Since we’re telling the truth, sometimes getting to a performance is like taking a spoonful of medicine. It’s the being there that makes it worth it — usually, sometimes. Getting to a performance, for me, is a ritual privilege and hassle all in one.
Upon entrance, the audience is given green swaths of cloth. Each one has two eyeholes cut — a green ghost costume. We are invited to don the outfit and take a place in the room (it took place in a rehearsal space, not a theatre). Then we would be trees (in “forest drag”). A rendition of Madonna’s Like a Prayer is playing and, I have to admit, the effect is moving, even if it doesn’t make much sense. It’s difficult to see out from the eyeholes, and many of us are naturally swaying, side to side with the song. But it’s hot, and eventually many of us drape ourselves in the cloth in different ways, freeing our faces. It doesn’t matter: the costumes have already transported us to the ritual space of “Performance.”

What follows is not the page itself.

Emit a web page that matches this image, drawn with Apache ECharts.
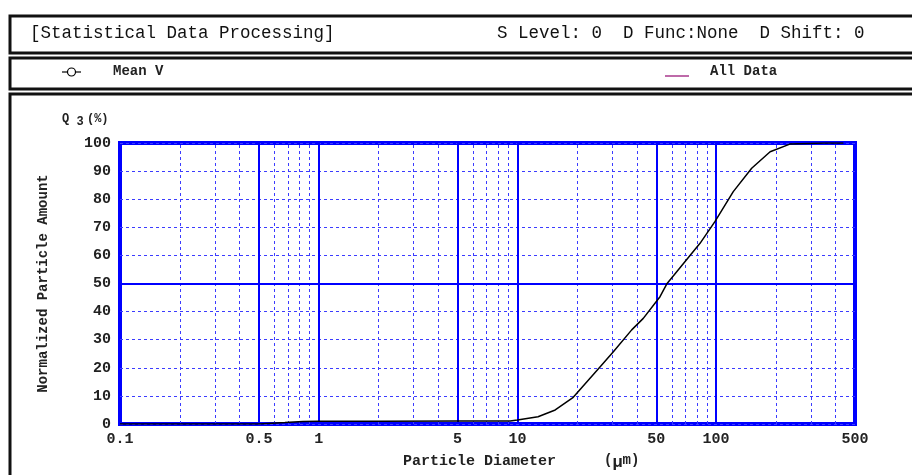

A recorded voice tells us to orient ourselves to the north, east, south or west walls, in accordance with our tolerance or desire to be touched. I push myself out of my comfort zone and pick the middle-high range and am later glad I did.

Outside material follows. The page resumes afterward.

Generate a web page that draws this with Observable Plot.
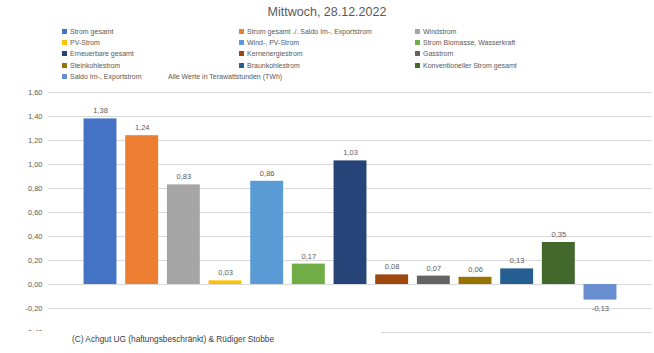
<!DOCTYPE html>
<html>
<head>
<meta charset="utf-8">
<script src="https://cdn.jsdelivr.net/npm/d3@7"></script>
<script src="https://cdn.jsdelivr.net/npm/@observablehq/plot@0.6"></script>
<style>
  html, body { margin: 0; padding: 0; background: #fff; }
  body { width: 654px; height: 353px; position: relative; overflow: hidden; font-family: "Liberation Sans", sans-serif; color: #595959; }
  #title { position: absolute; top: 4px; left: 0; width: 654px; text-align: center; font-size: 12.5px; line-height: 16px; }
  .leg { position: absolute; font-size: 7px; line-height: 10px; white-space: nowrap; }
  .leg i { display: inline-block; width: 5px; height: 5px; margin-right: 3px; vertical-align: 0px; }
  #chart { position: absolute; top: 85px; left: 0; }
  #caption { position: absolute; left: 0; top: 331px; width: 381px; height: 22px; background: #fff; }
  #caption span { position: absolute; left: 72px; top: 2px; font-size: 8.3px; line-height: 12px; color: #404040; }
</style>
</head>
<body>
<div id="title"></div>
<div id="legend"></div>
<div id="chart"></div>
<div id="caption"><span></span></div>
<script>
const title = "Mittwoch, 28.12.2022";
const caption = "(C) Achgut UG (haftungsbeschränkt) & Rüdiger Stobbe";
const unitNote = "Alle Werte in Terawattstunden (TWh)";
const categories = [
  "Strom gesamt",
  "Strom gesamt ./. Saldo Im-, Exportstrom",
  "Windstrom",
  "PV-Strom",
  "Wind-, PV-Strom",
  "Strom Biomasse, Wasserkraft",
  "Erneuerbare gesamt",
  "Kernenergiestrom",
  "Gasstrom",
  "Steinkohlestrom",
  "Braunkohlestrom",
  "Konventioneller Strom gesamt",
  "Saldo Im-, Exportstrom"
];
const values = [1.38, 1.24, 0.83, 0.03, 0.86, 0.17, 1.03, 0.08, 0.07, 0.06, 0.13, 0.35, -0.13];
const colors = ["#4472C4", "#ED7D31", "#A5A5A5", "#FFC000", "#5B9BD5", "#70AD47", "#264478", "#9E480E", "#636363", "#997300", "#255E91", "#43682B", "#698ED0"];
const yTicks = [-0.4, -0.2, 0, 0.2, 0.4, 0.6, 0.8, 1.0, 1.2, 1.4, 1.6];

const fmt = v => v.toFixed(2).replace(".", ",");
const data = categories.map((c, i) => ({cat: c, v: values[i], color: colors[i]}));

document.getElementById("title").textContent = title;
document.querySelector("#caption span").textContent = caption;

// legend: 3 columns, row-major
const legend = document.getElementById("legend");
const colX = [62, 239, 415];
const rowY = [27, 38, 49, 61, 72];
categories.forEach((c, i) => {
  const d = document.createElement("div");
  d.className = "leg";
  d.style.left = colX[i % 3] + "px";
  d.style.top = rowY[Math.floor(i / 3)] + "px";
  d.innerHTML = `<i style="background:${colors[i]}"></i>`;
  d.appendChild(document.createTextNode(c));
  legend.appendChild(d);
});
const note = document.createElement("div");
note.className = "leg";
note.style.left = "168px";
note.style.top = rowY[4] + "px";
note.textContent = unitNote;
legend.appendChild(note);

const chart = Plot.plot({
  width: 654,
  height: 268,
  marginTop: 7,
  marginBottom: 21,
  marginLeft: 48,
  marginRight: 2,
  style: {fontFamily: "'Liberation Sans', sans-serif", color: "#595959", background: "transparent"},
  x: {domain: categories, range: [74.8, 625.2], paddingInner: 0.21, paddingOuter: 0.21, round: false, axis: null},
  y: {domain: [-0.4, 1.6], axis: null},
  marks: [
    Plot.gridY(yTicks, {stroke: "#d9d9d9", strokeOpacity: 1, strokeWidth: 1}),
    Plot.axisY(yTicks, {tickSize: 0, tickPadding: 6, tickFormat: fmt, label: null, fontSize: 7.5, fill: "#595959"}),
    Plot.barY(data, {x: "cat", y: "v", fill: "color"}),
    Plot.text(data.filter(d => d.v >= 0), {x: "cat", y: "v", text: d => fmt(d.v), dy: -8, fontSize: 7.5, fill: "#595959"}),
    Plot.text(data.filter(d => d.v < 0), {x: "cat", y: "v", text: d => fmt(d.v), dy: 8, fontSize: 7.5, fill: "#595959"})
  ]
});
document.getElementById("chart").appendChild(chart);
</script>
</body>
</html>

Nicols has an uncanny ability to be funny while serious, to ask for consent while taking liberties, and none of it feels too far. She’s so comfortable with strangers and strangeness that nothing feels too uncomfortable. Beginning at the wall for those who wanted the highest degree of touching, she begins to climb on and over the audience, all while having close conversations. She slithers — awkward, agile, acrobatic. All the while, Nicols’ eyes are closed. Instead, she has open eyes painted on her lids and a seer’s third eye on her baseball cap. I’m on the next wall, and we have a tender slow dance while she hums Celine Dion’s My Heart Will Go On. It’s a junior high experience I never had (being too cool for school at that age), and a feeling of implanted nostalgia washes over me.
Many of the exchanges are intricate and comical. At one moment, she makes contact with the photographer of the show and they have a snuggle. He looks slightly awkward then snaps an image of her lying on his lap. The timing is perfect.

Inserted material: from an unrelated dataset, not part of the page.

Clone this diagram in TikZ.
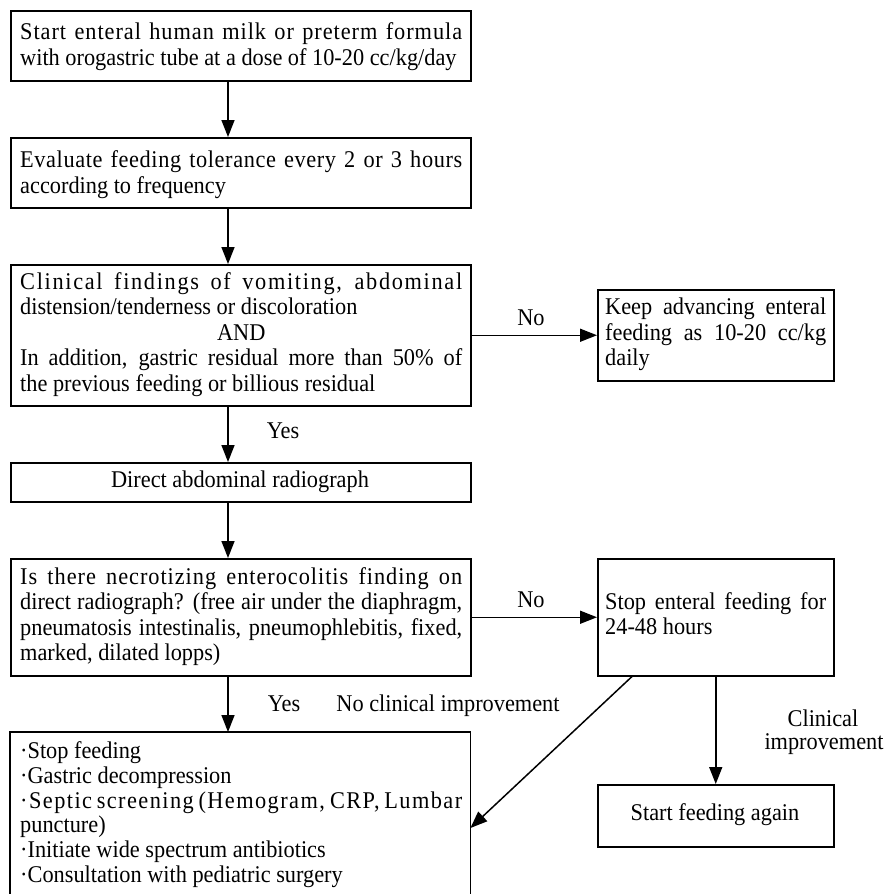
\documentclass[tikz,border=0pt]{standalone}
\usepackage{fontspec}
\setmainfont{Liberation Serif}[FakeStretch=0.93]
\usetikzlibrary{arrows.meta}
\newcommand\jline[2][442pt]{\makebox[#1][s]{#2}}
\newcommand\lsp[2]{{\addfontfeature{LetterSpace=#1}#2}}
\begin{document}
\begin{tikzpicture}[x=1pt,y=-1pt,
  frame/.style={draw,line width=1.5pt,inner sep=0pt,anchor=north west},
  openframe/.style={inner sep=0pt,anchor=north west},
  txt/.style={inner sep=0pt,anchor=north west,align=left,font=\fontsize{24}{#1}\selectfont},
  txt/.default={25.5},
  lbl/.style={inner sep=0pt,anchor=base,font=\fontsize{24}{25.5}\selectfont},
  arr/.style={line width=1.5pt,-{Triangle[length=17pt,width=13pt]}}]
\useasboundingbox (0,0) rectangle (885,894);
% frames
\node[frame,minimum width=460pt,minimum height=70pt]  (f1) at (10,10) {};
\node[frame,minimum width=460pt,minimum height=70pt]  (f2) at (10,137) {};
\node[frame,minimum width=460pt,minimum height=141pt] (f3) at (10,264) {};
\node[frame,minimum width=236pt,minimum height=91pt]  (fk) at (597,289) {};
\node[frame,minimum width=460pt,minimum height=39pt]  (f4) at (10,462) {};
\node[frame,minimum width=460pt,minimum height=117pt] (f5) at (10,558) {};
\node[frame,minimum width=236pt,minimum height=117pt] (fs) at (597,558) {};
\node[openframe,minimum width=460pt,minimum height=162pt] (ff) at (10,732) {};
\draw[line width=1.5pt] (ff.south west) -- (ff.north west) -- (ff.north east) -- (ff.south east);
\node[frame,minimum width=236pt,minimum height=62pt]  (fa) at (597,784) {};
% texts
\node[txt=26] (t1) at (20,21.15) {\strut\jline{\lsp{4}{Start enteral human milk or preterm formula}}\\ with orogastric tube at a dose of 10-20 cc/kg/day};
\node[txt=26] (t2) at (20,149.15) {\strut\jline{\lsp{2.5}{Evaluate feeding tolerance every 2 or 3 hours}}\\ according to frequency};
\node[txt] (t3) at (20,271.15) {\strut\jline{\lsp{7}{Clinical findings of vomiting, abdominal}}\\ distension/tenderness or discoloration\\ \makebox[442pt][c]{AND}\\ \jline{In addition, gastric residual more than 50\% of}\\ the previous feeding or billious residual};
\node[txt] (tk) at (605,296.65) {\strut\jline[221pt]{Keep advancing enteral}\\ \jline[221pt]{feeding as 10-20 cc/kg}\\ daily};
\node[lbl] (t4) at (240,487) {Direct abdominal radiograph};
\node[txt] (t5) at (20,566.15) {\strut\jline{\lsp{4}{Is there necrotizing enterocolitis finding on}}\\ \jline{direct radiograph? (free air under the diaphragm,}\\ \jline{pneumatosis intestinalis, pneumophlebitis, fixed,}\\ marked, dilated lopps)};
\node[txt] (ts) at (605,591.15) {\strut\jline[221pt]{Stop enteral feeding for}\\ 24-48 hours};
\node[txt=24.7] (tf) at (20,741.15) {\strut ·Stop feeding\\ ·Gastric decompression\\ \jline{\lsp{6}{·Septic screening (Hemogram, CRP, Lumbar}}\\ puncture)\\ ·Initiate wide spectrum antibiotics\\ ·Consultation with pediatric surgery};
\node[lbl] (ta) at (715,820.5) {Start feeding again};
% labels
\node[lbl] (lno1) at (531,325) {No};
\node[lbl] (lyes1) at (283,438) {Yes};
\node[lbl] (lno2) at (531,607) {No};
\node[lbl] (lyes2) at (284,711) {Yes};
\node[lbl] (lnci) at (448,711) {No clinical improvement};
\node[lbl] (lci1) at (823,726) {Clinical};
\node[lbl] (lci2) at (824,749) {improvement};
% connectors
\coordinate (cx) at (228,0);
\coordinate (d1) at (632,0);
\coordinate (d2) at (0,828);
\draw[arr] (f1.south -| cx) -- (f2.north -| cx);
\draw[arr] (f2.south -| cx) -- (f3.north -| cx);
\draw[arr] (f3.east |- fk.west) -- (fk.west);
\draw[arr] (f3.south -| cx) -- (f4.north -| cx);
\draw[arr] (f4.south -| cx) -- (f5.north -| cx);
\draw[arr] (f5.east |- fs.west) -- (fs.west);
\draw[arr] (f5.south -| cx) -- (ff.north -| cx);
\draw[arr] (fs.south -| d1) -- (ff.east |- d2);
\draw[arr] (fs.south -| fa.north) -- (fa.north);
\end{tikzpicture}
\end{document}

She talks us through the next steps: “Now I’m going to get in the lake” — a kiddie pool “in drag” with sequined blue fabric inside. We are invited (there are a lot of invitations) to pour glasses of water over her: a ritual bathing bringing us full circle to Like a Prayer. It’s a ritual offering — like lighting a candle for the Virgin Mary. “Lady Janitor” (Madeleine Shen) pulls out a ladder and rains down large pieces of gold glitter over her wet body for what seems like an eternity. Instead of being boring, it feels like medicine. The glitter sticks to her wet body, to us, and makes a lake of molten gilt. If gold were dollar bills, this is what it would look like.
Other things happen; the same song is played by many phones in the room while Nicols dances, holding crystals. It’s a new-age move without embarrassment. Or is it sarcastic? It’s both. There’s a break when she lies down and invites those who want to in for a snuggle. A “scroll” is unrolled — a roll of paper detailing the monetary exchanges that went into the show reveals, unsurprisingly, that being a performer is not a lucrative endeavour. I recognize names but, more importantly, I identify the generosity of those donating their time and resources to the work.
Nicols is then tattooed in front of us (by Carly Boyce), all while answering questions from the audience. What is the difference between performance and ritual? Answer: spectacle. Duh. What does it mean that you’re losing money on your performance? What does it mean that to be a successful artist you need to be supported by a family member or partner?
To end we are invited to stand and sing Like a Prayer together. We step-together-step-touch and sway along. It could feel forced and corny, but it feels like cleansing, as I imagine a ritual should. It’s not corny; it’s communal.